### Information shown
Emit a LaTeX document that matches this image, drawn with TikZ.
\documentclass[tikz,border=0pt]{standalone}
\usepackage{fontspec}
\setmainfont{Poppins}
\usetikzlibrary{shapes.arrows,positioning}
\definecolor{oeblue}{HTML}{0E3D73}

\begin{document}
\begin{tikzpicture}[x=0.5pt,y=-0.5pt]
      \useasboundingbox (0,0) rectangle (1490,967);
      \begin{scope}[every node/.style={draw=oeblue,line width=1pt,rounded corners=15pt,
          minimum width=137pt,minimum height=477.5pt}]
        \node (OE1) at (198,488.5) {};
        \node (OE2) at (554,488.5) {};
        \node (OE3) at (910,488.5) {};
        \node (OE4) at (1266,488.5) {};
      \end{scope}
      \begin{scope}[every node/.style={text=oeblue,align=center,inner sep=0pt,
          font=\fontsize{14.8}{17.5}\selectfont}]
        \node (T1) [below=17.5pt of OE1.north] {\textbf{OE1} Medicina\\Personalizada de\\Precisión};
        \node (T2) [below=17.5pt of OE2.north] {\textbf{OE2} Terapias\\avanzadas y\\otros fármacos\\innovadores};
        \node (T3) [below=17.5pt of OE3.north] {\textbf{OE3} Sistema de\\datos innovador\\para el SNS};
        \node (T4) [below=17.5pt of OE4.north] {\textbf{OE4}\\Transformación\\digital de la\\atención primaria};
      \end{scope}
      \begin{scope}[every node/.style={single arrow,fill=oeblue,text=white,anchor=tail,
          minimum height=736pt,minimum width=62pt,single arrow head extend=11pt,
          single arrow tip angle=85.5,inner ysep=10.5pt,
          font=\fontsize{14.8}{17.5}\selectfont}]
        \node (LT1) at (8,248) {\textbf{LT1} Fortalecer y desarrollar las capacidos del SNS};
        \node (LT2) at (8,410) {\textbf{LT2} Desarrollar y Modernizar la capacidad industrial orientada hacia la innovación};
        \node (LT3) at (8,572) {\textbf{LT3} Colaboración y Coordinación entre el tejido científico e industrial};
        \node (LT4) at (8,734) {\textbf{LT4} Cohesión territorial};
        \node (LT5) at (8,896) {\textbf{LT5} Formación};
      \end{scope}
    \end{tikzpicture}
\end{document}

### Directions for this task
Your task is to output all of the data above word for word.

### Written solution
Emit a LaTeX document that matches this image, drawn with TikZ.
\documentclass[tikz,border=0pt]{standalone}
\usepackage{fontspec}
\setmainfont{Poppins}
\usetikzlibrary{shapes.arrows,positioning}
\definecolor{oeblue}{HTML}{0E3D73}

\begin{document}
\begin{tikzpicture}[x=0.5pt,y=-0.5pt]
      \useasboundingbox (0,0) rectangle (1490,967);
      \begin{scope}[every node/.style={draw=oeblue,line width=1pt,rounded corners=15pt,
          minimum width=137pt,minimum height=477.5pt}]
        \node (OE1) at (198,488.5) {};
        \node (OE2) at (554,488.5) {};
        \node (OE3) at (910,488.5) {};
        \node (OE4) at (1266,488.5) {};
      \end{scope}
      \begin{scope}[every node/.style={text=oeblue,align=center,inner sep=0pt,
          font=\fontsize{14.8}{17.5}\selectfont}]
        \node (T1) [below=17.5pt of OE1.north] {\textbf{OE1} Medicina\\Personalizada de\\Precisión};
        \node (T2) [below=17.5pt of OE2.north] {\textbf{OE2} Terapias\\avanzadas y\\otros fármacos\\innovadores};
        \node (T3) [below=17.5pt of OE3.north] {\textbf{OE3} Sistema de\\datos innovador\\para el SNS};
        \node (T4) [below=17.5pt of OE4.north] {\textbf{OE4}\\Transformación\\digital de la\\atención primaria};
      \end{scope}
      \begin{scope}[every node/.style={single arrow,fill=oeblue,text=white,anchor=tail,
          minimum height=736pt,minimum width=62pt,single arrow head extend=11pt,
          single arrow tip angle=85.5,inner ysep=10.5pt,
          font=\fontsize{14.8}{17.5}\selectfont}]
        \node (LT1) at (8,248) {\textbf{LT1} Fortalecer y desarrollar las capacidos del SNS};
        \node (LT2) at (8,410) {\textbf{LT2} Desarrollar y Modernizar la capacidad industrial orientada hacia la innovación};
        \node (LT3) at (8,572) {\textbf{LT3} Colaboración y Coordinación entre el tejido científico e industrial};
        \node (LT4) at (8,734) {\textbf{LT4} Cohesión territorial};
        \node (LT5) at (8,896) {\textbf{LT5} Formación};
      \end{scope}
    \end{tikzpicture}
\end{document}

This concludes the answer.